Thursday, March 20, 2008

Bear Stearns as Wall Street's whipping boy

Jaime Diamon JP Morgan's CEO strode confidently through the hallowed but silent halls of Bear Stearns building on New York Madison Avenue. He came as conquerer, and the 5th largest investment bank lay at his feet as though he were Titus carrying off to Rome the booty of the looted second temple in Jerusalem and was on the point of exiling Bear's 14.000 employees into the exile of unemployment.
He bought Bear for a risible us$248m, by wiping out the stock options of its employees and burning its institutional investors and insiders. But that is another story since a fierce campaign is in formation to challenge the buyout which has left blood everywhere. Diamon is not alone he had the Fed as a willing accomplice and now lender of last resorts for Wall Street's fragile big banks who have hid debt owing to those creative instruments known as CDO, ABS, and the like. Which simply shows how bad the economic climate is under Herr Bush's minions, that is, the toilet attendent Bernanke and the court jester at the Treasury Henry Hank Paulson who gave up his empire at Goldman Sachs to tame America's market. Let's laugh out loud, juding by his klewless performance as Herr Bush's money man.

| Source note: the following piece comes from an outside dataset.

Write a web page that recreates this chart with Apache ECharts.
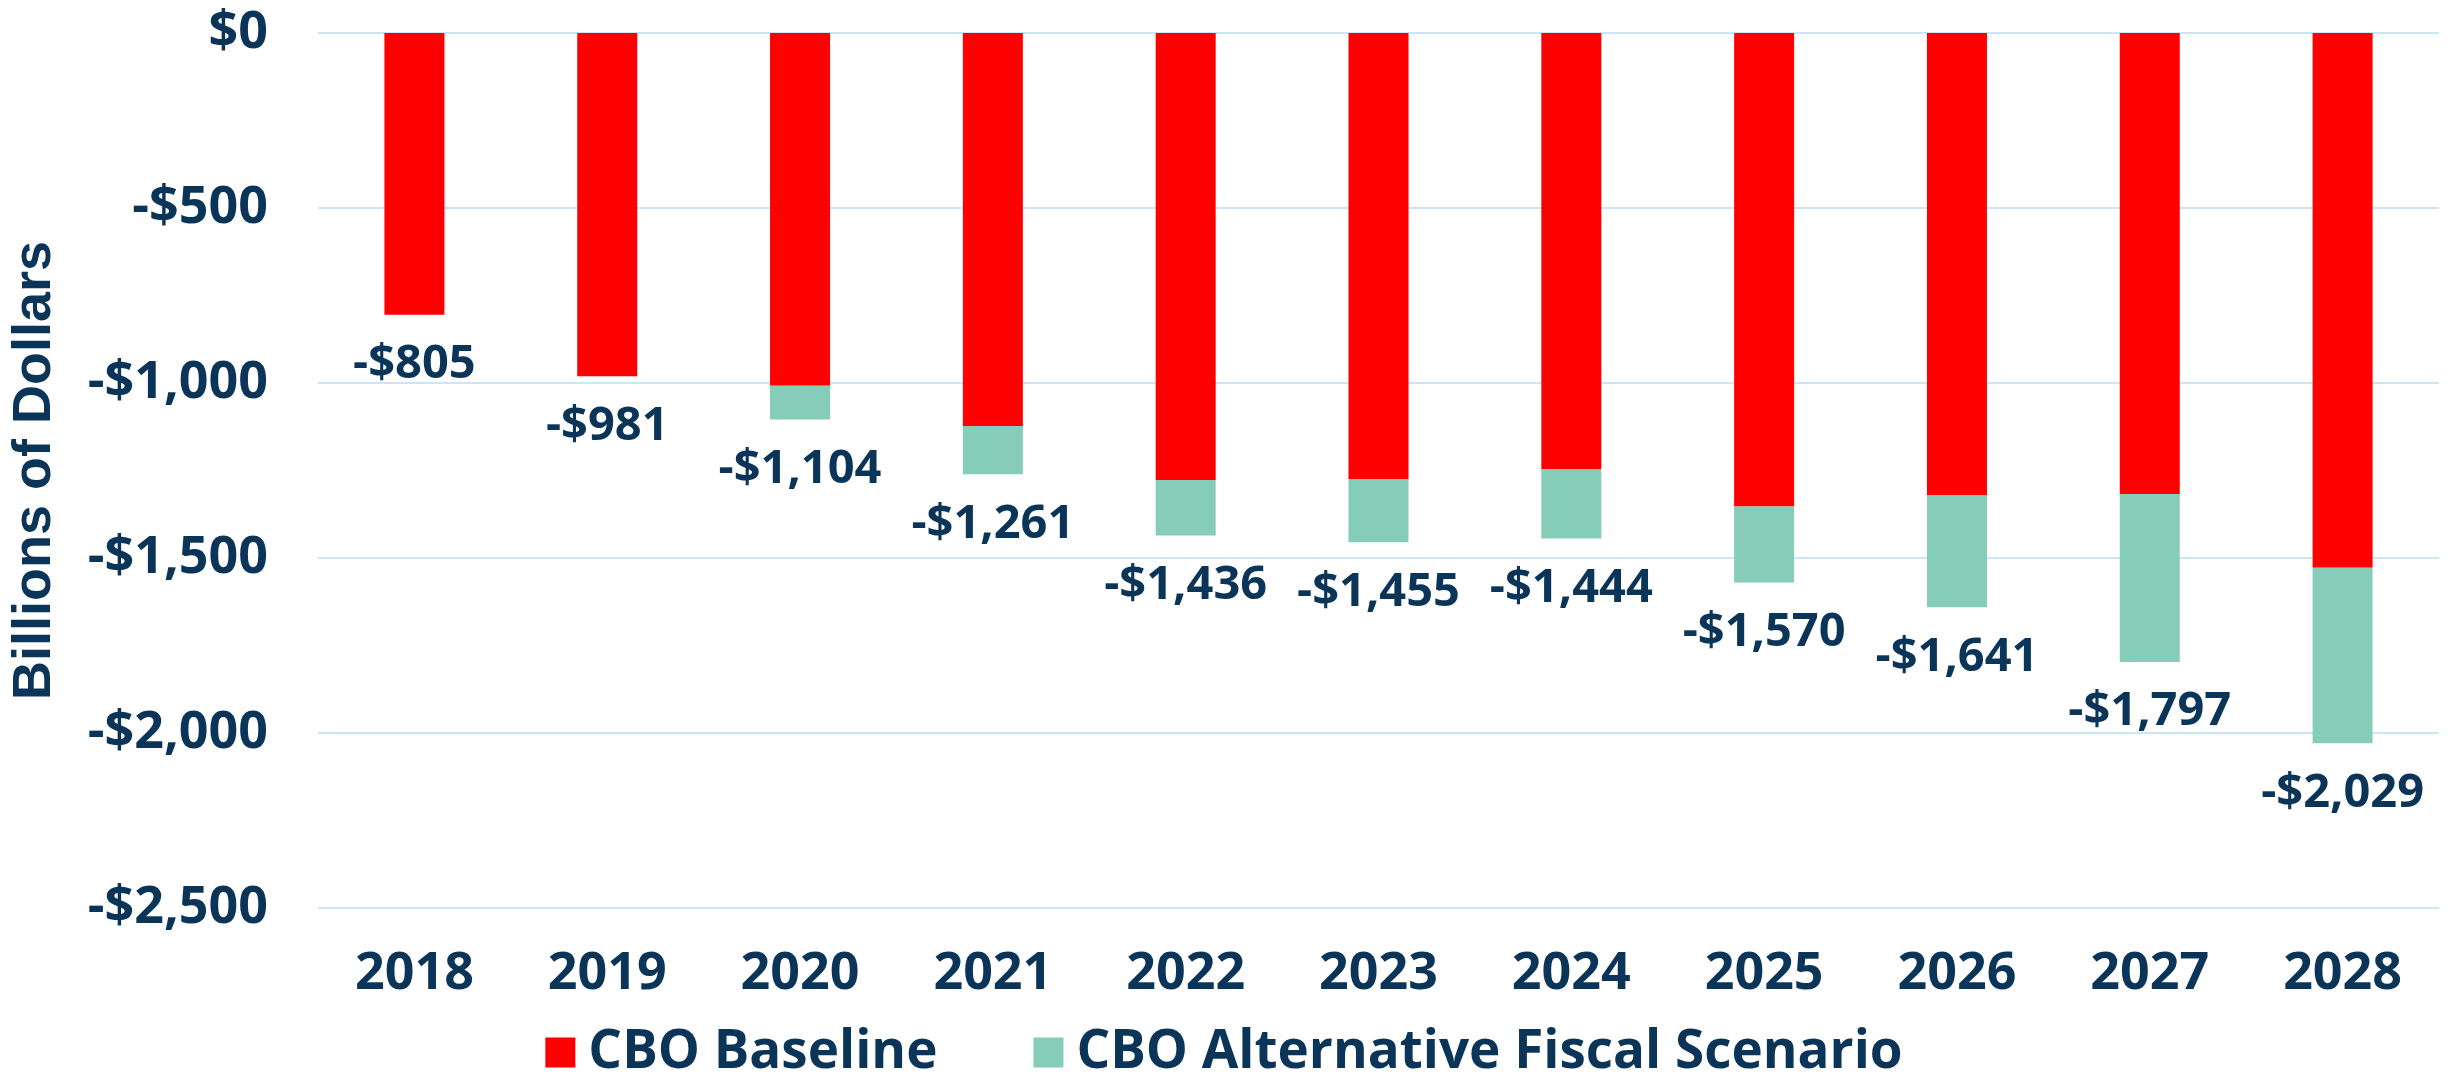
<!DOCTYPE html>
<html><head><meta charset="utf-8">
<script src="https://cdn.jsdelivr.net/npm/echarts@6/dist/echarts.min.js"></script>
<style>html,body{margin:0;padding:0;background:#fff}#c{width:2448px;height:1089px}</style>
</head><body><div id="c"></div>
<script>
const years = ['2018','2019','2020','2021','2022','2023','2024','2025','2026','2027','2028'];
const baseline = [-805,-981,-1008,-1123,-1277,-1274,-1246,-1353,-1320,-1317,-1528];
const alternativeTotal = [-805,-981,-1104,-1261,-1436,-1455,-1444,-1570,-1641,-1797,-2029];
const yTicks = [0,-500,-1000,-1500,-2000,-2500];

const extra = alternativeTotal.map((t,i)=> t - baseline[i]);
const navy = '#0B3558';
const fmt = v => (v<0?'-':'') + '$' + Math.abs(v).toLocaleString('en-US');
const font = '"Open Sans", sans-serif';

const chart = echarts.init(document.getElementById('c'));
chart.setOption({
  animation:false,
  grid:{left:310,right:9,top:33,bottom:181},
  legend:{
    data:['CBO Baseline','CBO Alternative Fiscal Scenario'],
    bottom:5, left:'center', itemWidth:30, itemHeight:30, itemGap:96, icon:'rect',
    textStyle:{color:navy,fontSize:53,fontWeight:'bold',fontFamily:font,padding:[0,0,0,8]}
  },
  xAxis:{type:'category',data:years,
    axisLine:{show:false},axisTick:{show:false},
    axisLabel:{color:navy,fontSize:52,fontWeight:'bold',fontFamily:font,margin:40}},
  yAxis:{type:'value',min:-2500,max:0,interval:500,
    name:'Billions of Dollars',nameLocation:'middle',nameRotate:90,nameGap:256,
    nameTextStyle:{color:navy,fontSize:54,fontWeight:'bold',fontFamily:'"Liberation Sans Narrow", sans-serif'},
    axisLabel:{color:navy,fontSize:52,fontWeight:'bold',fontFamily:font,margin:50,
      formatter:v=>yTicks.includes(v)?fmt(v):''},
    splitLine:{lineStyle:{color:'#CDE6F7',width:2}}},
  series:[
    {name:'CBO Baseline',type:'bar',stack:'d',stackStrategy:'all',data:baseline,barWidth:60,
      itemStyle:{color:'#FF0000'}},
    {name:'CBO Alternative Fiscal Scenario',type:'bar',stack:'d',stackStrategy:'all',data:extra,barWidth:60,
      itemStyle:{color:'#85CDB8'}},
    {name:'labels',type:'scatter',data:alternativeTotal,symbolSize:1,silent:true,
      itemStyle:{color:navy,opacity:0},
      label:{show:true,position:'bottom',distance:26,color:navy,opacity:1,textBorderWidth:0,
        fontSize:47,fontWeight:'bold',fontFamily:font,formatter:p=>fmt(p.value)}}
  ]
});
</script></body></html>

Bernanke could've saved Bear from a highway robbery and collapse but the collusion of Herr Bush and Wall Street was necessary to teach Bear a lesson and send a warning to investment bankers world over. You do not mess too much with our wealth and our standing.
Bear didn't get the Fed's us$2bn bailout but JP Morgan did, and JPM will lend it to Bear who will never repay it once it is absorbed into the mighty house of Morgan. Bear will firm up JP Morgan's weak asset management and investment arms for sure, and this sleight of hand will spare JPM from opening its books. Although JPM says it is homesafe from outstanding subprime debt and its fallout, rumour from inside JPM says the bank has a 9 figure exposure on that count...think of it...a multi hundred billions of debt!
So here we are again, the toiletroom attendent and the slick JP Morgan CEO whistling and laughing all the way to the bank with the rate or taxpayers monies which they won't ever repay.
Nonetheless the weakness of the US house of finance under Herr Bush's direction has humbled the mighty superpower and put enough grease under its wheels to slip rapidly on the road towards a second rate power. That is a lesson to learn from the Bear Stearns hijacking.